Pa, gli Innovatori fanno scuola

Il gruppo di Innovatori in passato isolati come ribelli è ora visto con benevolenza. Il barcamp dedicato alla Pa ha di fatto sancito un’altra tappa della marcia, perché per sua natura l’Innovatore va oltre

Anche quest’anno il Barcamp gli Innovatori tenutosi al Forum della Pa è stato un’esperienza particolarmente stimolante. Stavolta le sessioni della mattina hanno adottato il formato Ignite, ovvero 20 slide per 15 secondi ciascuna, quindi soli 5 minuti a presentazione. In sé il formato non è adattabile a tutti gli argomenti, ma il risultato è stato più che buono, ad sottolineare la grande voglia di fare che continua ad animare questo gruppo di persone. I vari soggetti sono stati approfonditi nei tavoli tematici del pomeriggio.
Certamente l’edizione 2010 è stata diversa da quella passata.
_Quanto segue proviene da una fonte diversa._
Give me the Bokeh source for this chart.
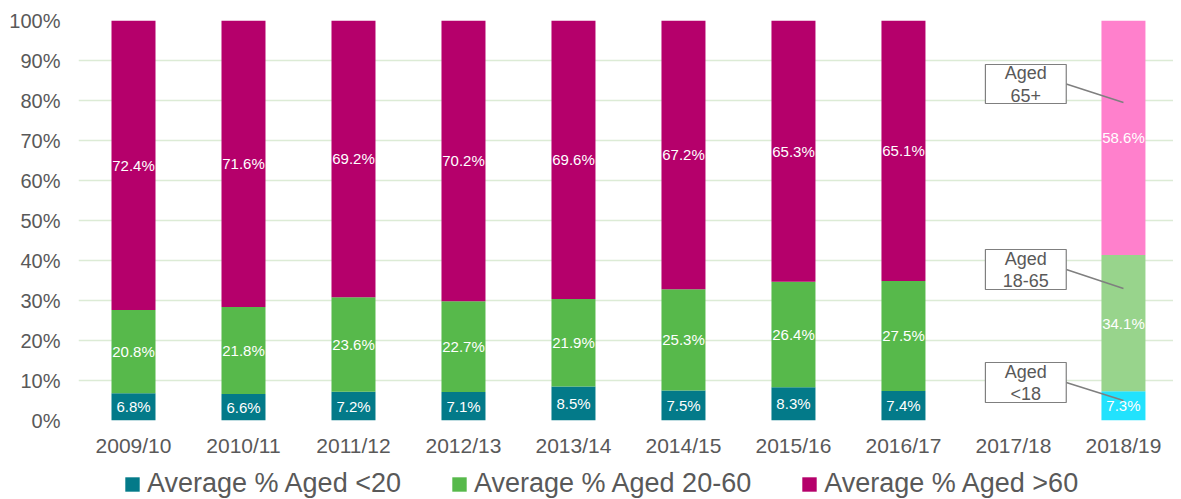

Valutando in generale i commenti in giro durante il Forum, quest’anno per gli Innovatori c’è stato un importante cambiamento nella percezione pubblica. Se l’anno scorso erano percepiti quasi come degli esibizionisti da evitare, quest’anno hanno raccolto consenso come gruppo di riferimento da seguire ed ascoltare. “La comunità degli Innovatori ha superato i duemila iscritti”, ha detto Salvatore Marras del Formez, uno degli organizzatori; “questo dato mi sembra indichi un bisogno nello scambio di esperienze”.
L’Italia ha bisogno di un cambiamento, di un’adesione al paradigma digitale che certo deve avvenire nelle Pmi, ma ancora di più nella Pa. E’ proprio la Pa la killer application che può portare di nuovo il talento italiano in alto in Europa e nel mondo: mi rendo conto che si tratta di un’affermazione a confezione retorica, ma personalmente sono convinto che il social network delle Pa, partendo da agglomerazioni locali, possa dare risultati inaspettati, come suggerisce da tempo la vulcanica Flavia Marzano.
Bisogna comunque accettare che i cambiamenti non si attivano mai per grazia divina, né solo dall’alto delle leggi, né dal basso del volontariato “sociale”, ma dal bassissimo di ciascuno di noi. E’ quanto hanno fatto alcuni anni fa proprio gli Innovatori, che hanno sgomitato per fare ciò che era possibile fare solo con la follia della passione, spesso rischiando la carriera e talvolta anche perdendo la partita.

Gruppo di riferimento
“Oggi l’Italia non ha soldi in generale, tanto meno per l’innovazione nella Pa”, dice Gigi Cogo, storico ed esaltante animatore della comunità italiana di tecnologi pubblici, “eppure qualcosa possiamo fare”. La sua proposta è di sfruttare competenze e socialità di questo gruppo navigato per porsi come interlocutori privilegiati di Brunetta e Dal Co’ al momento di valutare alternative di orientamento.
Si tratta di un’assunzione di responsabilità piuttosto interessante, da valutare con attenzione ma che apparentemente offre tutte le garanzie necessarie: competenza, entusiasmo e disponibilità.
Sul piano della competenza c’è però necessità di operare un distinguo. La strada verso il rinnovamento digitale, sociale e democratico che molte Amministrazioni stanno intraprendendo qui e là è lastricata di questioni tecniche. Per dirne una, la scorsa settimana il coraggioso tentativo di Nova di parlare di Open Data in prima pagina ha suscitato più d’una perplessità per il linguaggio, definito troppo tecnico. Non è obiettivo di queste righe discutere l’effettiva priorità da dare alla pubblicazione dei dati delle amministrazioni nello sviluppo di una socialità più partecipata, ma lo spunto è importante per ribadire una realtà della tecnologia: qualsiasi avanzamento è difficile da digerire. So di dire cose banali, ma mi sembra il caso di ripeterle. Se un concetto appare troppo tecnico, può darsi anche che non sia stato espresso al meglio. Però tecnica e cambiamento condividono la richiesta d’uno sforzo che non tutti vogliono o possono fare.
Chi comunica dovrà tornare sull’argomento con un taglio e un’attenzione diversi; chi legge dovrebbe avere la disponibilità di farsi spiegare le cose complesse, avendo fiducia nella scelta e nelle persone che l’hanno operata.